Running in Circles

Perhaps it was the growing press coverage of indie game developers, the fact that I read The 4-Hour Workweek, or the fact that I had finally arrived at my ideal job and still found myself bored, arrogant, and hungry for something new, but I got hooked on this dream of working for myself. It was like a glimpse through the slats of the fence at greener grass beyond and I just could not let it go. I dived in and did everything I thought I should do to make it happen.

Fast-forward through about three years of stressing about how little free time I had (a continuing source of misery for me, wrongly), pouring through self-help and business books and blogs for the guaranteed way to succeed, an ever decreasing social life, and a rather embarrassing public series of YouTube videos, and you find me where I am now: still not financially independent, still maintaining a paltry social life, and still seeking the best way forward.

I currently work at an ‘actual game company’ but still desire to make my own games and my own companies. My family, girlfriend, and friends have given up expectations for me seeing them but still do not feel like I have ‘enough time’. I’ve read even more books and watched far too many YouTube interviews but still find myself no closer to a ‘best way forward.’ By all measures, I have wasted the past three years of struggle, passion, and neglected relationships. I’ve been hustling, but to unproductive ends. I’ve been treading water.

So what happened?

First, I’ve consumed many of the most recommended, most life-altering books currently out there. My mind is filled with the advice of others and I am glad I know it. I think it definitely gives me an edge. However, unless I act on that advice, that edge is never demonstrates its value. Without acting, the advice has just filled my head with ideas, causing me to think and over think. Over thinking leads to analysis paralysis and depression. Stasis and a shitty mood leads to the ‘better’ way out, which leads to gathering of more advice. The cycle repeats itself.

Secondly, when I recognize I need to act, my next step is, naturally, to make a plan of action. I draft up spreadsheets and To Do lists. I have even made burn-down charts for my future company, plotted my escape from my current job, and have had solid talks with my loved ones about my plans. I was preparing for what I needed to do but often have never advanced to actually doing what I needed to do. Why? Because planning is the easy part. Planning is the fun part. This is what Noah Kagan at AppSumo calls “playing business.” For Send More People, we came up with our business name, logo,looked at studio space, and we even legally registered a business before we had made a product or a profit.
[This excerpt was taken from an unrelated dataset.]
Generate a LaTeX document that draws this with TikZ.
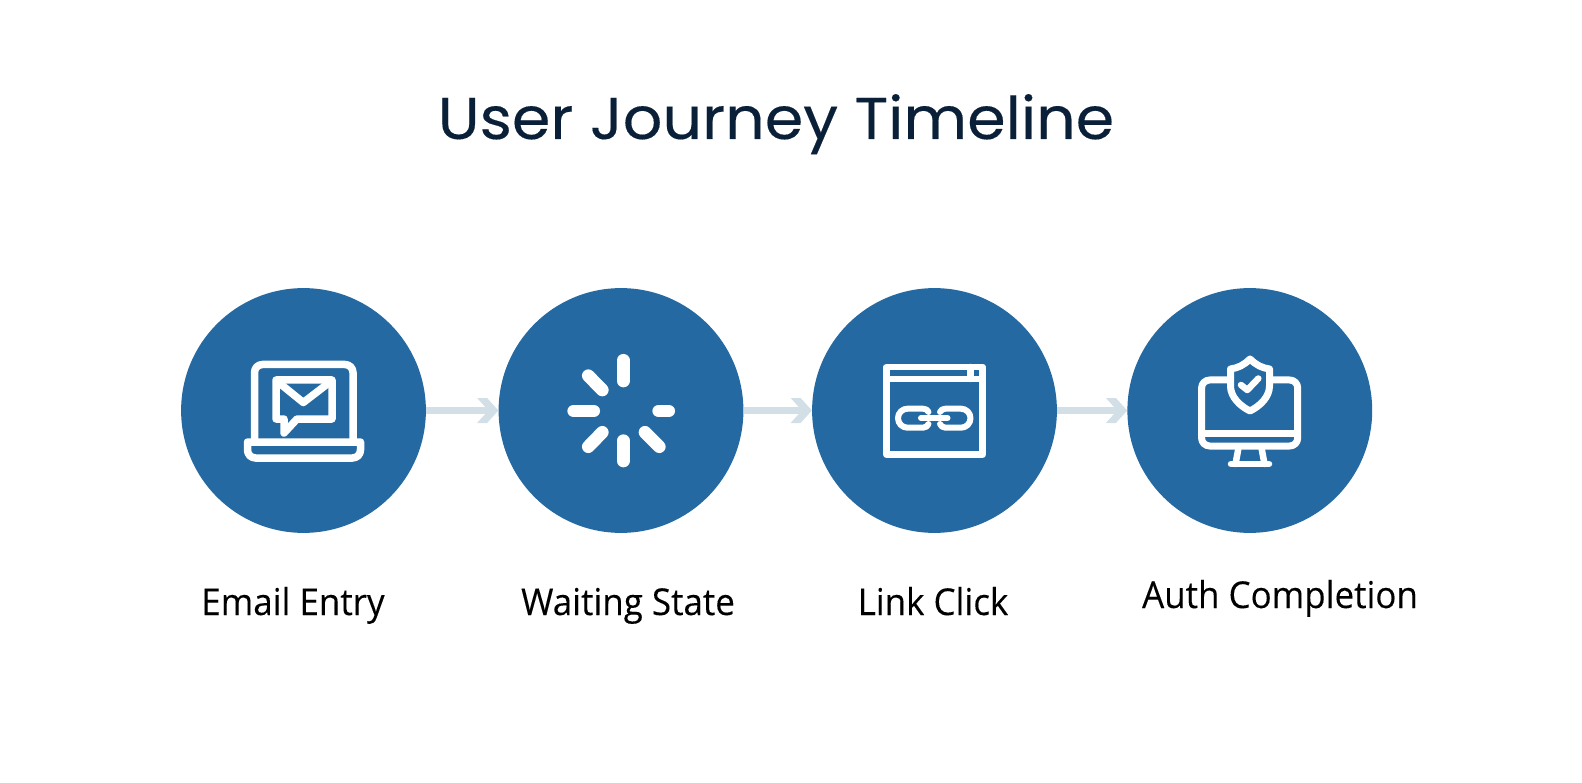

According to Kagan, this is exactly what a wantrepreneur does. Planning makes us feel productive, it helps us feel on top of things, and it comforts us by showing how ‘serious’ and ‘mature’ we have become about our dreams. If we don’t act on those plans, however, then all that is just masturbation. It only serves to make us feel good and keep us well within our comfort zone. Eventually, I wise up to this fact and lament, “Gah! What is wrong with me? Perhaps I don’t know everything. Maybe I should get some advice from others who have been more successful.” The cycle repeats itself.

Thirdly, I eventually recognize I am furthering this vicious cycle and, in my new found wisdom, conclude that all I need to do is to actually do more. Indeed, the advice of many of my heroes calls for me to act now, not wait for tomorrow, and break free from my comfort zone. But I’ve spent years pushing myself beyond my comfort zone to the limits of my health, my sanity, and the patience of my loved ones in order to put in the time at my computer writing code to produce something. I became quite adept at making myself quite busy. But three or more years of busy-ness did not product a business.

I think this is mostly because I was doing things which, like planning or gathering knowledge, made me feel productive without actually producing forward momentum or tangible gains. It’s like buying workout clothes or a new gym membership. I feel like I’m headed in the right direction. A clean slate. I have thus spent many of my weekends in front of my computer, programming gameplay for a game that, just like a workout routine, I will eventually abandon when other priorities, laziness, and exhaustion set in. Without external feedback as to whether or not our time is actually making progress, it eventually begins to feel Sysyphusian. “Damn, this just isn’t sustainable. This project is going nowhere. I shouldn’t waste my time like this. I need to find the right idea to work on.” And just like that, the cycle repeats itself.

So what is the way forward?

I’m still figuring that out. I’m beginning to think, however, that none of it will feel right or comfortable. I’m beginning to feel like success is what happens despite doing all the things you think you should do. But that is probably for the better, because so far chasing my dreams has been the equivalent of running in circles. I think it’s time to veer off the road, without a map, into the thorns and weeds.